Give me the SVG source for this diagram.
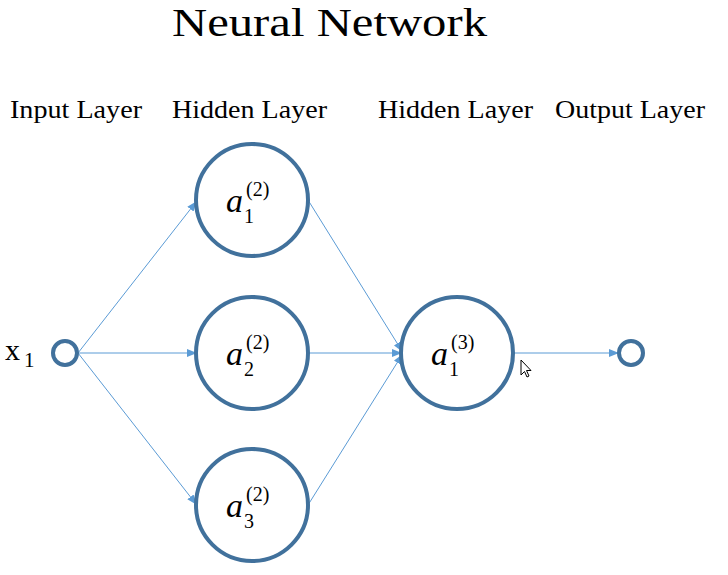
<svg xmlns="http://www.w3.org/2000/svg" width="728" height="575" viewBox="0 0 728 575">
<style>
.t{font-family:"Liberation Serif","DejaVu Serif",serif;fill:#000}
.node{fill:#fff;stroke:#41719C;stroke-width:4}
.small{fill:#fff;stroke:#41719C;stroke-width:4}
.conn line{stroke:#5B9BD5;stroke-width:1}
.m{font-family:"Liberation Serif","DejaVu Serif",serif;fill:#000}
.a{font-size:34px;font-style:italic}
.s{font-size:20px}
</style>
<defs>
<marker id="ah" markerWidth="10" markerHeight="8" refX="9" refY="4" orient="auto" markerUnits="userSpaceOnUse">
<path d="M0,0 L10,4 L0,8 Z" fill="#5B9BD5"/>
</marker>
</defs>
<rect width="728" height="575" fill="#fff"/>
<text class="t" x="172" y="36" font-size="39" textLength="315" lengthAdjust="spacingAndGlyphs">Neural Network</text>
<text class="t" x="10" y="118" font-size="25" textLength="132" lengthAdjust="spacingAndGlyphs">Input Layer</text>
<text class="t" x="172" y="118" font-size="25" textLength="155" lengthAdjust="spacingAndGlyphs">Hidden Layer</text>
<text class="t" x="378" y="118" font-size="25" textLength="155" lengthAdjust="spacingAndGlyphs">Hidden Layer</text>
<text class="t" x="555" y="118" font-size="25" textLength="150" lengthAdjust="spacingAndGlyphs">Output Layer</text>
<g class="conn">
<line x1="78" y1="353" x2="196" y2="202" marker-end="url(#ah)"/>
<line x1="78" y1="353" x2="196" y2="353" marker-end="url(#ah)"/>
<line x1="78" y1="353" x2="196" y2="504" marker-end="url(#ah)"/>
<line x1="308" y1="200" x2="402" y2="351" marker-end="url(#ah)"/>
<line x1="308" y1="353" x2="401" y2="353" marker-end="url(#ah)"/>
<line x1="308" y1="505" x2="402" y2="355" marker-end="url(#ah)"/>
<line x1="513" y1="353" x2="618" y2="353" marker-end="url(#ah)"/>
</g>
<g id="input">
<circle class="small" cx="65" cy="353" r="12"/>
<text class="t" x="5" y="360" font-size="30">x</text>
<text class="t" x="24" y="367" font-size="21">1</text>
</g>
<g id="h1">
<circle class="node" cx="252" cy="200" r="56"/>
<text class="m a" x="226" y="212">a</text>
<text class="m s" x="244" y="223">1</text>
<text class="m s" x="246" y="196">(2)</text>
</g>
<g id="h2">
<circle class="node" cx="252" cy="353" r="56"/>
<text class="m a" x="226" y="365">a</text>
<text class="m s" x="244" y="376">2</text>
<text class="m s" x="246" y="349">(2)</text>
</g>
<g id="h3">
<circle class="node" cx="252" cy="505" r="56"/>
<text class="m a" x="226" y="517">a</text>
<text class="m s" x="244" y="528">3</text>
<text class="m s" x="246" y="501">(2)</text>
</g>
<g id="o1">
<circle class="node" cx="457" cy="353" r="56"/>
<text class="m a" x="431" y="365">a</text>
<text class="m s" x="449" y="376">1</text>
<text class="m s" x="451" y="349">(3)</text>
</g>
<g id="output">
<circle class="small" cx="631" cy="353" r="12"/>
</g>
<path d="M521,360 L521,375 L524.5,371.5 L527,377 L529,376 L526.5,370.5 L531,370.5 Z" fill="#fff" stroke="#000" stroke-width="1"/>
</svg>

******************************

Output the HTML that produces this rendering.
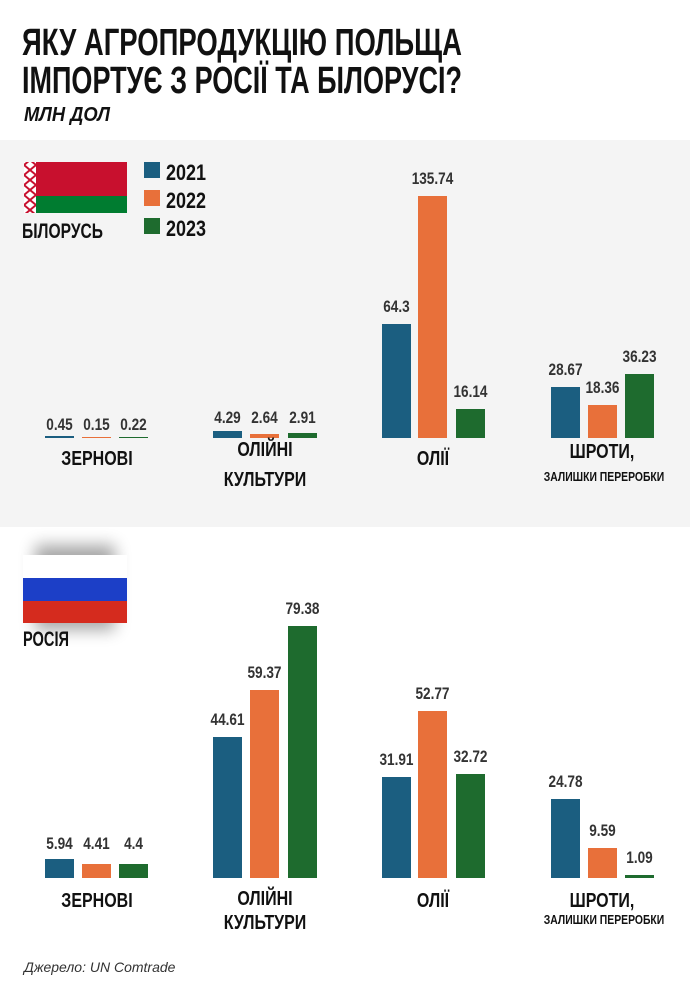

******************************

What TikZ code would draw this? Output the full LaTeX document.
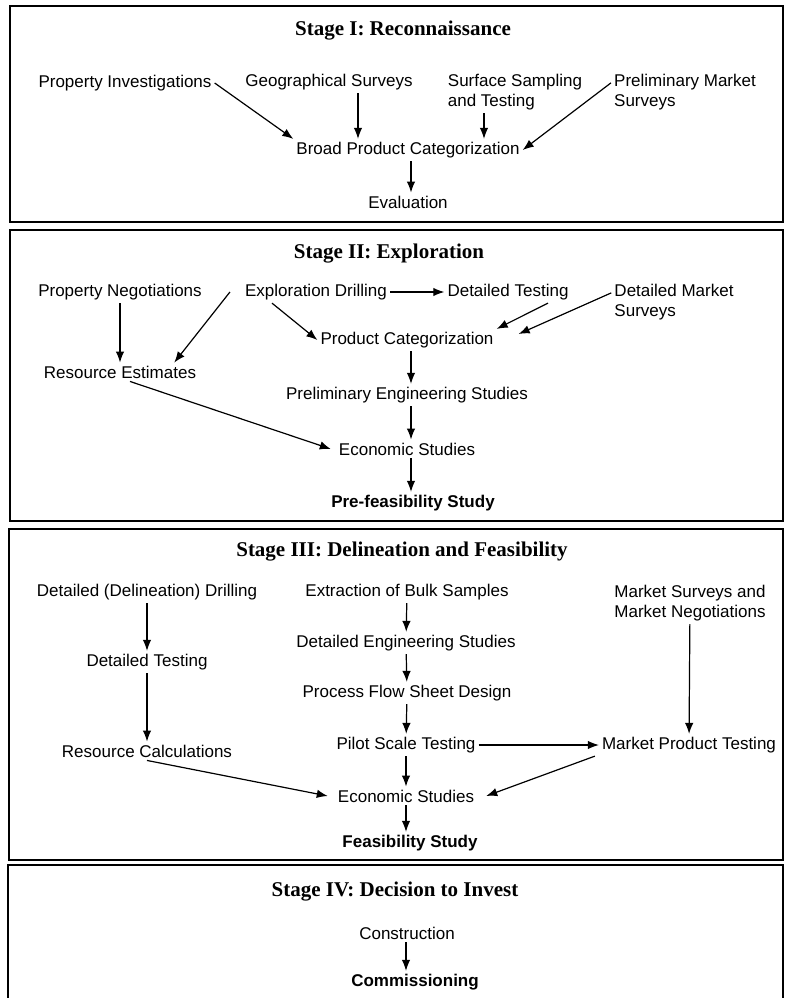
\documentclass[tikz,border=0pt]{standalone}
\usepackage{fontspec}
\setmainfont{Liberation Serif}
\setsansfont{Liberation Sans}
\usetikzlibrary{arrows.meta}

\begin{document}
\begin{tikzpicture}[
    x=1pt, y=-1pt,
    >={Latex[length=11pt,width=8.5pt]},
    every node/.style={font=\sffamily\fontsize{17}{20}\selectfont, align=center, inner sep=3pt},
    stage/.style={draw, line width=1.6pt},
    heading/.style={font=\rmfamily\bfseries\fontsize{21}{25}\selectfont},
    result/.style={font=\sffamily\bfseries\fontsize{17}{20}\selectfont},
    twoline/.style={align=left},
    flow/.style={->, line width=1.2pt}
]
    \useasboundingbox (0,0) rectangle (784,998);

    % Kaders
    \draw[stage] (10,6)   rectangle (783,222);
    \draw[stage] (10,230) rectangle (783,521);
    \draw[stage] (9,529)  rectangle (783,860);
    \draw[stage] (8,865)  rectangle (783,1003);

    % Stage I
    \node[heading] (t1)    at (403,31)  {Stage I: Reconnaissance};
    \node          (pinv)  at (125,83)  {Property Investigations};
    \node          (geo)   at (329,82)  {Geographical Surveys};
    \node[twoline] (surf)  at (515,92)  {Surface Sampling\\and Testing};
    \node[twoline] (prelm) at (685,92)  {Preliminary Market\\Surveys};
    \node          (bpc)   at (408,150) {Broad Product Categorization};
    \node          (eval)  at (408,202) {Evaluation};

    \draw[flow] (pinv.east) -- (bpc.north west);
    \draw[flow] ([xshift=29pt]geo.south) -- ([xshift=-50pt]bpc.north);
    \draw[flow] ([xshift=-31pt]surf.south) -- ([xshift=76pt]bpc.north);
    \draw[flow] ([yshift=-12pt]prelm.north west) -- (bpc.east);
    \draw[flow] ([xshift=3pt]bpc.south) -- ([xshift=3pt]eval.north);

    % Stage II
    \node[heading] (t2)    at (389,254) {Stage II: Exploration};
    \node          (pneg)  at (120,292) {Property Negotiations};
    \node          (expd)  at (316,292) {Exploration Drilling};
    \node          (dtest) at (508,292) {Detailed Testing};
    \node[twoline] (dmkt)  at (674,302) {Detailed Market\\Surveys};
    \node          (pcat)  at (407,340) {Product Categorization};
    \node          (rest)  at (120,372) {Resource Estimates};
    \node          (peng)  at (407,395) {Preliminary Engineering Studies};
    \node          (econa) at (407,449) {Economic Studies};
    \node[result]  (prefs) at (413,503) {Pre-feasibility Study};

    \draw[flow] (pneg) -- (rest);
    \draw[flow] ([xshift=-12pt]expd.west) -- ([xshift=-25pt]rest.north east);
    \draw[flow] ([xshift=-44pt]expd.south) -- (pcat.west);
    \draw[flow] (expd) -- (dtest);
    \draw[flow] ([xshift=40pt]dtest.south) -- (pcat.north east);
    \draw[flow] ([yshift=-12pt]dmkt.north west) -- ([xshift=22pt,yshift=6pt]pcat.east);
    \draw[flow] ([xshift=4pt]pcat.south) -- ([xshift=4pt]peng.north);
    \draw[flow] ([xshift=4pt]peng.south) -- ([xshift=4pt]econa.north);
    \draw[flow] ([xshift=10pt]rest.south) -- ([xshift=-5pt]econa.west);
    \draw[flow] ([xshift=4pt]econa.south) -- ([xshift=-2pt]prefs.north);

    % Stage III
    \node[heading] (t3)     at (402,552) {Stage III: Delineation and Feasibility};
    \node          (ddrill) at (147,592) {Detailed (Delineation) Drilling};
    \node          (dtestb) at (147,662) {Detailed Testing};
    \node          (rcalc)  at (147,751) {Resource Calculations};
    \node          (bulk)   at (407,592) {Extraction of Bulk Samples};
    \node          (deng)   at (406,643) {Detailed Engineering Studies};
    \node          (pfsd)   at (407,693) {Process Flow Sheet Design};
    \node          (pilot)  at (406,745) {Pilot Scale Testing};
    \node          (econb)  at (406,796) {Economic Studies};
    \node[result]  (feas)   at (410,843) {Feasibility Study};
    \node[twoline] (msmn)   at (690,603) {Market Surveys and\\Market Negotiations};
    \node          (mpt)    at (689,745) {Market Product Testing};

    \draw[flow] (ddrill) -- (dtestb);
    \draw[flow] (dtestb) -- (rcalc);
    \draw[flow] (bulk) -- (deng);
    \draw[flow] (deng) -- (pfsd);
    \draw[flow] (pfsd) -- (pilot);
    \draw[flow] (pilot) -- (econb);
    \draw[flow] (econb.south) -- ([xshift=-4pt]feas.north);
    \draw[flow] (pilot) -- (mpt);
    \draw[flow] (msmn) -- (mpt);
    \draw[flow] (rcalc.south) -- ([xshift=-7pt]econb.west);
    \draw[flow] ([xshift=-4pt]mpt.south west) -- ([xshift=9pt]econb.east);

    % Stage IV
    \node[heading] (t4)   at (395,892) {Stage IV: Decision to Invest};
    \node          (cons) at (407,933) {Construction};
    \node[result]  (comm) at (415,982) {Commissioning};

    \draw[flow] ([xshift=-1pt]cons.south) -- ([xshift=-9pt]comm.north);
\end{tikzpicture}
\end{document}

******************************

### THE REQUEST
Only a number is wanted: how many lines of the data above contain "this"?

### ANSWER TO THE PROBLEM
3